Private capital markets are surging, inviting both wider investor interest and regulatory scrutiny. The spotlight is also bringing a focus on how private companies are approaching climate change, workplace diversity, and a variety of other environmental, social, and governance (ESG) issues that are prominent in the public company conversation. While venture capital investors, private equity firms, and family owners may define board priorities differently across their portfolios, this shifting business environment will require portfolio company directors to reassess the importance of ESG issues to company performance and consider how ESG risks and opportunities are overseen in their boardrooms.

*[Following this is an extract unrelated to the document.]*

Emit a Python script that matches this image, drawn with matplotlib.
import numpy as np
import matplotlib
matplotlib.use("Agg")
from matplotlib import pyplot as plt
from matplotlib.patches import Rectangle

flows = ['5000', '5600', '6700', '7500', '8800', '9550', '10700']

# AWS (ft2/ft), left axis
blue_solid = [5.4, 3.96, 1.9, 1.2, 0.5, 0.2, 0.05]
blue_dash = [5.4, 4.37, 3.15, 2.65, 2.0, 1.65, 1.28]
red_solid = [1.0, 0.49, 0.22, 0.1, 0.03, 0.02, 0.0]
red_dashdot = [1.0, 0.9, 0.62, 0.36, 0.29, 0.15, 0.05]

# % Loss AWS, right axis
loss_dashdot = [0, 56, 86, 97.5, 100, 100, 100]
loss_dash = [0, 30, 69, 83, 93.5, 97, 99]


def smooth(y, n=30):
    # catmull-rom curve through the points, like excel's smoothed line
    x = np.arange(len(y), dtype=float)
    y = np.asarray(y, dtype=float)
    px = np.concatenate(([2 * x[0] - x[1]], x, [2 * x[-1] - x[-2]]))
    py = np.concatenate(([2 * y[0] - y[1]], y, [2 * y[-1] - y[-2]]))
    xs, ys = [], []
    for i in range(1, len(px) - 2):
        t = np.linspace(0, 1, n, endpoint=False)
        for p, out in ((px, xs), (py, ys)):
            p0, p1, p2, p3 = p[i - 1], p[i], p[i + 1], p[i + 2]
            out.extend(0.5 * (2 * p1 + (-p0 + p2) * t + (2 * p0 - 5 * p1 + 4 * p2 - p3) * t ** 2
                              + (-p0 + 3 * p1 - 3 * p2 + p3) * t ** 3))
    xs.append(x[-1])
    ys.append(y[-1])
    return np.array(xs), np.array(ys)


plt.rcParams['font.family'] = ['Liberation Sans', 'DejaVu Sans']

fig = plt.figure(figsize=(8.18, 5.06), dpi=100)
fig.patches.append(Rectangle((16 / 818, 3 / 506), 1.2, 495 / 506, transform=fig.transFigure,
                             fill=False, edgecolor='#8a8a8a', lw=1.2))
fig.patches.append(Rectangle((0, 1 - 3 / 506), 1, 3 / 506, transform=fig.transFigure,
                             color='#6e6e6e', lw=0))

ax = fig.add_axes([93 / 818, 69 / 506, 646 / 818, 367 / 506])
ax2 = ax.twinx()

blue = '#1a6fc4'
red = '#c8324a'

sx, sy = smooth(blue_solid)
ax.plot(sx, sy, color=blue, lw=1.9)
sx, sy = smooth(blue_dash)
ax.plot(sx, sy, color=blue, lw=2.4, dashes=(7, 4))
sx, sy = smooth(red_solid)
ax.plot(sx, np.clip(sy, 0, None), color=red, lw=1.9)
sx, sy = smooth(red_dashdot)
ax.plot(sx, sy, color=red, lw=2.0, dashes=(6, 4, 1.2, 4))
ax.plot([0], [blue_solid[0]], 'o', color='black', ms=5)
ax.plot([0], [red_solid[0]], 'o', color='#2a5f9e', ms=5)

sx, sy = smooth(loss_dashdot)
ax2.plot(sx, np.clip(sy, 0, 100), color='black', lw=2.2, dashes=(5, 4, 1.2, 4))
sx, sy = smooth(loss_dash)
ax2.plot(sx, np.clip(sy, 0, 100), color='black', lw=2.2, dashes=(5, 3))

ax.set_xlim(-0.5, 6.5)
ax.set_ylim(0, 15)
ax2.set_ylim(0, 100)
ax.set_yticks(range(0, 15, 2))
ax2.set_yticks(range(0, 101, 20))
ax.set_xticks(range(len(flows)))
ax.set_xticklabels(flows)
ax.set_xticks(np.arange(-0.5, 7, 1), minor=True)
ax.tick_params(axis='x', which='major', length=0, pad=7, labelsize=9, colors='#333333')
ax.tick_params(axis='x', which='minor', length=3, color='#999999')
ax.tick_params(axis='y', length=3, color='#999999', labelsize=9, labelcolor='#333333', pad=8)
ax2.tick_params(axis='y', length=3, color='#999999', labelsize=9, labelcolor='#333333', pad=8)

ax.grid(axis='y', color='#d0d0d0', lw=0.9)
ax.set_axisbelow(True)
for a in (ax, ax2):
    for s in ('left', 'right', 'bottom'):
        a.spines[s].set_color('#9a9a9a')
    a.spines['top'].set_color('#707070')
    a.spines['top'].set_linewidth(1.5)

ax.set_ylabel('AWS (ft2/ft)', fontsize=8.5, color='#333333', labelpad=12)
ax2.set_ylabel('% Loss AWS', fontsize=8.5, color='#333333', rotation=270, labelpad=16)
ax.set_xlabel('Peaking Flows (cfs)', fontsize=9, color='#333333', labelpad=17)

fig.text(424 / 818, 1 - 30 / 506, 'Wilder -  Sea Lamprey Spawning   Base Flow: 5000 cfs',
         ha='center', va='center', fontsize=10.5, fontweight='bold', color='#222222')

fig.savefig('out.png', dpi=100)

To better understand how private company boards are responding to heightened expectations for oversight of ESG, the KPMG Board Leadership Center surveyed nearly 200 portfolio company directors who fall into three categories: executives, investment professionals, and outside directors. We asked the directors to supplement their survey responses with write-in comments to expand on their views.

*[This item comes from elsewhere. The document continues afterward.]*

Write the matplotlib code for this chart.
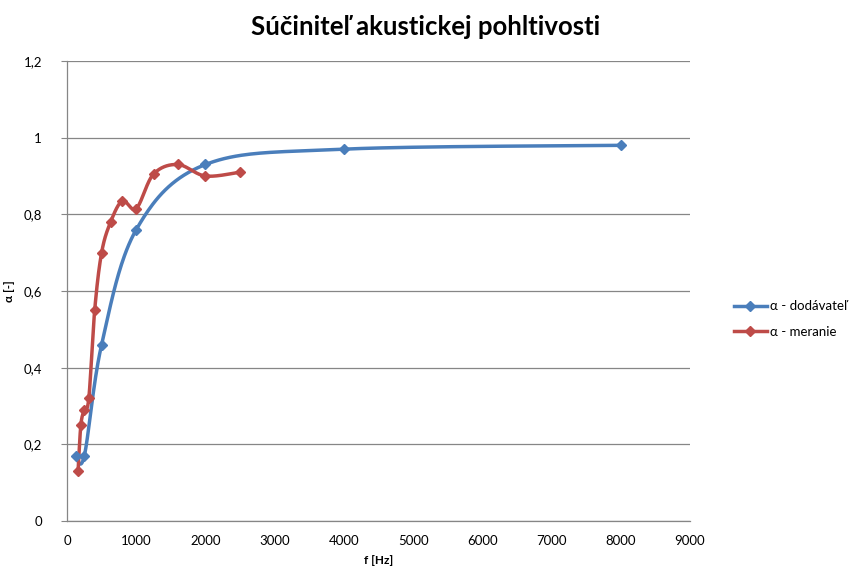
import numpy as np
import matplotlib
matplotlib.use("Agg")
import matplotlib.pyplot as plt
from matplotlib.lines import Line2D

plt.rcParams["font.family"] = ["Lato", "DejaVu Sans"]

# data
f_dod = [125, 250, 500, 1000, 2000, 4000, 8000]
a_dod = [0.17, 0.17, 0.46, 0.76, 0.93, 0.97, 0.98]
f_mer = [160, 200, 250, 315, 400, 500, 630, 800, 1000, 1250, 1600, 2000, 2500]
a_mer = [0.13, 0.25, 0.29, 0.32, 0.55, 0.70, 0.78, 0.835, 0.815, 0.905, 0.93, 0.90, 0.91]
x_ticks = list(range(0, 10000, 1000))
y_ticks = [0, 0.2, 0.4, 0.6, 0.8, 1.0, 1.2]
y_labels = ["0", "0,2", "0,4", "0,6", "0,8", "1", "1,2"]

BLUE = "#4A7EBB"
RED = "#BE4B48"
XMAX, YMAX = 9000, 1.2


def excel_smooth(x, y, w, h, n=40):
    # Excel-style smoothed line: cubic bezier, control points from neighbours / 6,
    # computed in pixel space so the curve shape matches the chart aspect
    p = np.column_stack([np.asarray(x) / XMAX * w, np.asarray(y) / YMAX * h])
    m = len(p)
    out = []
    t = np.linspace(0, 1, n)[:, None]
    for i in range(m - 1):
        p0 = p[i - 1] if i > 0 else p[i]
        p1, p2 = p[i], p[i + 1]
        p3 = p[i + 2] if i + 2 < m else p[i + 1]
        c1 = p1 + (p2 - p0) / 6
        c2 = p2 - (p3 - p1) / 6
        seg = (1 - t) ** 3 * p1 + 3 * (1 - t) ** 2 * t * c1 + 3 * (1 - t) * t ** 2 * c2 + t ** 3 * p2
        out.append(seg if i == 0 else seg[1:])
    out = np.vstack(out)
    return out[:, 0] / w * XMAX, out[:, 1] / h * YMAX


fig = plt.figure(figsize=(8.52, 5.72), dpi=100)
ax = fig.add_axes([67 / 852, 1 - 521 / 572, 623 / 852, 460 / 572])
W, H = 623, 460

for f, a, c in [(f_dod, a_dod, BLUE), (f_mer, a_mer, RED)]:
    sx, sy = excel_smooth(f, a, W, H)
    ax.plot(sx, sy, color=c, lw=2.5, solid_capstyle="round", zorder=3)
    ax.plot(f, a, "D", color=c, ms=5.5, zorder=4)

ax.set_xlim(0, XMAX)
ax.set_ylim(0, YMAX)
ax.set_xticks(x_ticks)
ax.set_yticks(y_ticks)
ax.set_yticklabels(y_labels)
ax.tick_params(axis="x", length=0, pad=10, labelsize=9.5)
ax.tick_params(axis="y", length=4, color="#868686", pad=14, labelsize=9.5)
ax.grid(axis="y", color="#868686", lw=0.9)
ax.set_axisbelow(True)
for s in ("top", "right"):
    ax.spines[s].set_visible(False)
for s in ("left", "bottom"):
    ax.spines[s].set_color("#868686")
    ax.spines[s].set_linewidth(0.9)

ax.set_xlabel("f [Hz]", fontsize=8.5, fontweight="bold", labelpad=6)
ax.set_ylabel("α [-]", fontsize=8.5, fontweight="bold", labelpad=6)
fig.text(426 / 852, 1 - 27 / 572, "Súčiniteľ akustickej pohltivosti",
         ha="center", va="center", fontsize=18.5, fontweight="bold")

handles = [Line2D([], [], color=BLUE, lw=2.5, marker="D", ms=5.5),
           Line2D([], [], color=RED, lw=2.5, marker="D", ms=5.5)]
fig.legend(handles, ["α - dodávateľ", "α - meranie"], loc="center left",
           bbox_to_anchor=(722 / 852, 1 - 319 / 572), frameon=False,
           fontsize=9.5, handlelength=2.5, labelspacing=1.0, handletextpad=0.2)

fig.savefig("out.png", dpi=100)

Taken together, the survey responses and write-in comments offer a glimpse into how private portfolio company boards view the importance of ESG issues to company performance, as well as the role of the board in overseeing these issues. Key takeaways include the following:
- Portfolio company directors rate ESG issues—including environmental risk and opportunity, workplace diversity, and ESG-related disclosures—significantly below the importance of the board’s oversight of strategy, talent, and corporate governance. This suggests that directors generally do not view ESG issues as critical to company performance; in fact, only half say their board believes that ESG issues have an impact on their company’s financial performance.
- When they are considered by the board, ESG priorities are driven by critical business issues. Among the directors surveyed, the factors having the greatest influence on ESG priorities are alignment with strategy, long-term value creation, customer expectations, and, for a small subset, moral/ethical reasons.

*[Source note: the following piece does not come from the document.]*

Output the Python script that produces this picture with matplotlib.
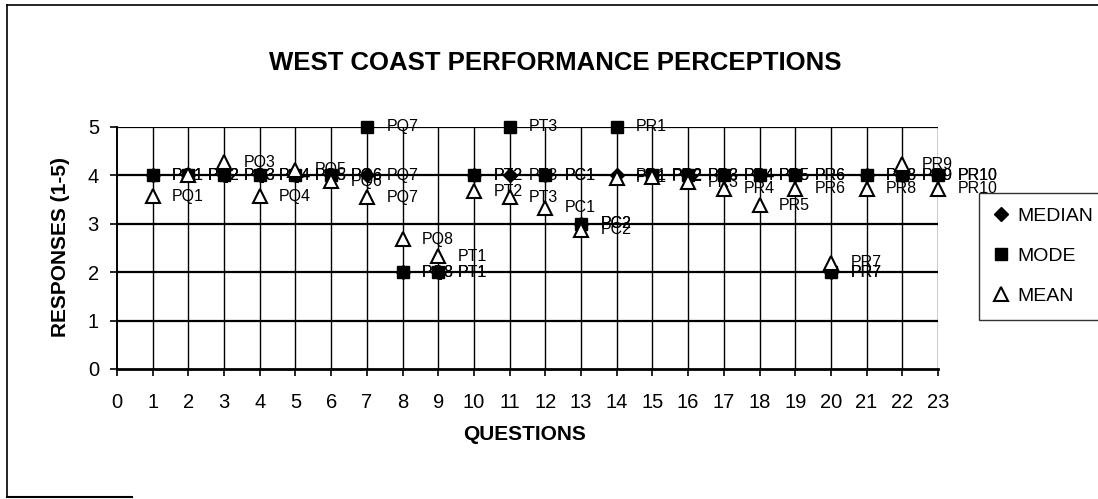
import matplotlib
matplotlib.use("Agg")
import matplotlib.pyplot as plt
from matplotlib.lines import Line2D

plt.rcParams['font.family'] = ['Liberation Sans', 'DejaVu Sans']

questions = list(range(1, 24))
codes = ["PQ1", "PQ2", "PQ3", "PQ4", "PQ5", "PQ6", "PQ7", "PQ8",
         "PT1", "PT2", "PT3", "PC1", "PC2",
         "PR1", "PR2", "PR3", "PR4", "PR5", "PR6", "PR7", "PR8", "PR9", "PR10"]
median = [4, 4, 4, 4, 4, 4, 4, 2, 2, 4, 4, 4, 3, 4, 4, 4, 4, 4, 4, 2, 4, 4, 4]
mode = [4, 4, 4, 4, 4, 4, 5, 2, 2, 4, 5, 4, 3, 5, 4, 4, 4, 4, 4, 2, 4, 4, 4]
mean = [3.57, 4.00, 4.27, 3.57, 4.12, 3.88, 3.55, 2.68, 2.33, 3.67, 3.55, 3.33,
        2.88, 3.95, 3.97, 3.86, 3.72, 3.38, 3.72, 2.20, 3.72, 4.23, 3.72]

W, H = 1098, 499
fig = plt.figure(figsize=(W / 100, H / 100), dpi=100)
fig.patch.set_facecolor('white')

# plot area in pixel terms
left, right, top, bottom = 117, 938, 127, 369
ax = fig.add_axes([left / W, 1 - bottom / H, (right - left) / W, (bottom - top) / H])
ax.set_xlim(0, 23)
ax.set_ylim(0, 5)
ax.set_xticks(range(0, 24))
ax.set_yticks(range(0, 6))
ax.tick_params(axis='both', direction='out', length=5, width=1.2, colors='black',
               labelsize=14.5)
ax.tick_params(axis='x', pad=12)
ax.tick_params(axis='y', pad=8)
for s in ['top', 'right']:
    ax.spines[s].set_visible(False)
ax.spines['left'].set_linewidth(1.4)
ax.spines['bottom'].set_linewidth(2.0)

# grid
for yv in range(1, 6):
    ax.axhline(yv, color='black', lw=1.6, zorder=1)
for xv in range(1, 24):
    ax.axvline(xv, color='black', lw=1.0, zorder=1)

series = [
    (median, dict(marker='D', markersize=7, markerfacecolor='black',
                  markeredgecolor='black'), 'MEDIAN'),
    (mode, dict(marker='s', markersize=9, markerfacecolor='black',
                markeredgecolor='black'), 'MODE'),
    (mean, dict(marker='^', markersize=9.5, markerfacecolor='white',
                markeredgecolor='black', markeredgewidth=1.5), 'MEAN'),
]

handles = []
for k, (vals, style, name) in enumerate(series):
    ax.plot(questions, vals, linestyle='none', zorder=4 + k, clip_on=False, **style)
    for q, v, c in zip(questions, vals, codes):
        ax.annotate(c, (q, v), xytext=(14, 0), textcoords='offset points',
                    va='center', ha='left', fontsize=11.5, zorder=3,
                    annotation_clip=False)
    handles.append(Line2D([], [], linestyle='none', label=name, **style))

leg = fig.legend(handles=handles, loc='upper left',
                 bbox_to_anchor=(979 / W, 1 - 193 / H),
                 bbox_transform=fig.transFigure, frameon=True, fancybox=False,
                 edgecolor='black', fontsize=14, handlelength=0.8,
                 handletextpad=0.4, labelspacing=1.15, borderpad=0.75,
                 borderaxespad=0)
leg.get_frame().set_linewidth(1.0)

fig.text(555 / W, 1 - 63 / H, "WEST COAST PERFORMANCE PERCEPTIONS",
         ha='center', va='center', fontsize=18.5, fontweight='bold')
fig.text(61 / W, 1 - 247 / H, "RESPONSES (1-5)", rotation=90,
         ha='center', va='center', fontsize=15, fontweight='bold')
fig.text(525 / W, 1 - 435 / H, "QUESTIONS", ha='center', va='center',
         fontsize=15, fontweight='bold')

# outer chart border
fig.add_artist(Line2D([7 / W, 7 / W], [1 - 5 / H, 1 - 497 / H],
                      transform=fig.transFigure, color='black', lw=1.2))
fig.add_artist(Line2D([7 / W, 1.0], [1 - 5 / H, 1 - 5 / H],
                      transform=fig.transFigure, color='black', lw=1.2))
fig.add_artist(Line2D([7 / W, 132 / W], [1 - 497 / H, 1 - 497 / H],
                      transform=fig.transFigure, color='black', lw=1.5))

fig.savefig("out.png", dpi=100)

- Portfolio company directors have significant room to improve their understanding of the companies’ ESG issues, including management’s approach to metrics and measurement.
- Some ESG topics are not yet dedicated board agenda items. Many directors say that ESG issues—such as climate change and its impact on the business, as well as workplace diversity, equity, and inclusion (DEI)—should be added to the board’s agenda.
- To help the board to get a better handle on the company’s ESG risks and opportunities, directors cite the need for more frequent updates from management, board-level training and enrichment, and clarification of the board’s own priorities. They also said deeper dives on specific issues, competitive benchmarking, and employee surveys would be helpful.
Private portfolio company boards looking to expand their awareness of environmental and social issues may find that they are already focused on one critical component of the ESG conversation. Corporate culture—which 95% of respondents said is currently on their board’s radar—is increasingly recognised as key to executing on strategy and surfacing risks. While “S” or social issues expand to community engagement, human rights, diversity, and more, culture is seen by many as a gauge for the company’s ability to grow and retain talent, work with suppliers and business partners, and promote transparency. Deeper inquiry on culture—what drives employees, how they feel about products and services, whether transparency is encouraged—can help the board probe latent ESG matters and how they impact the company.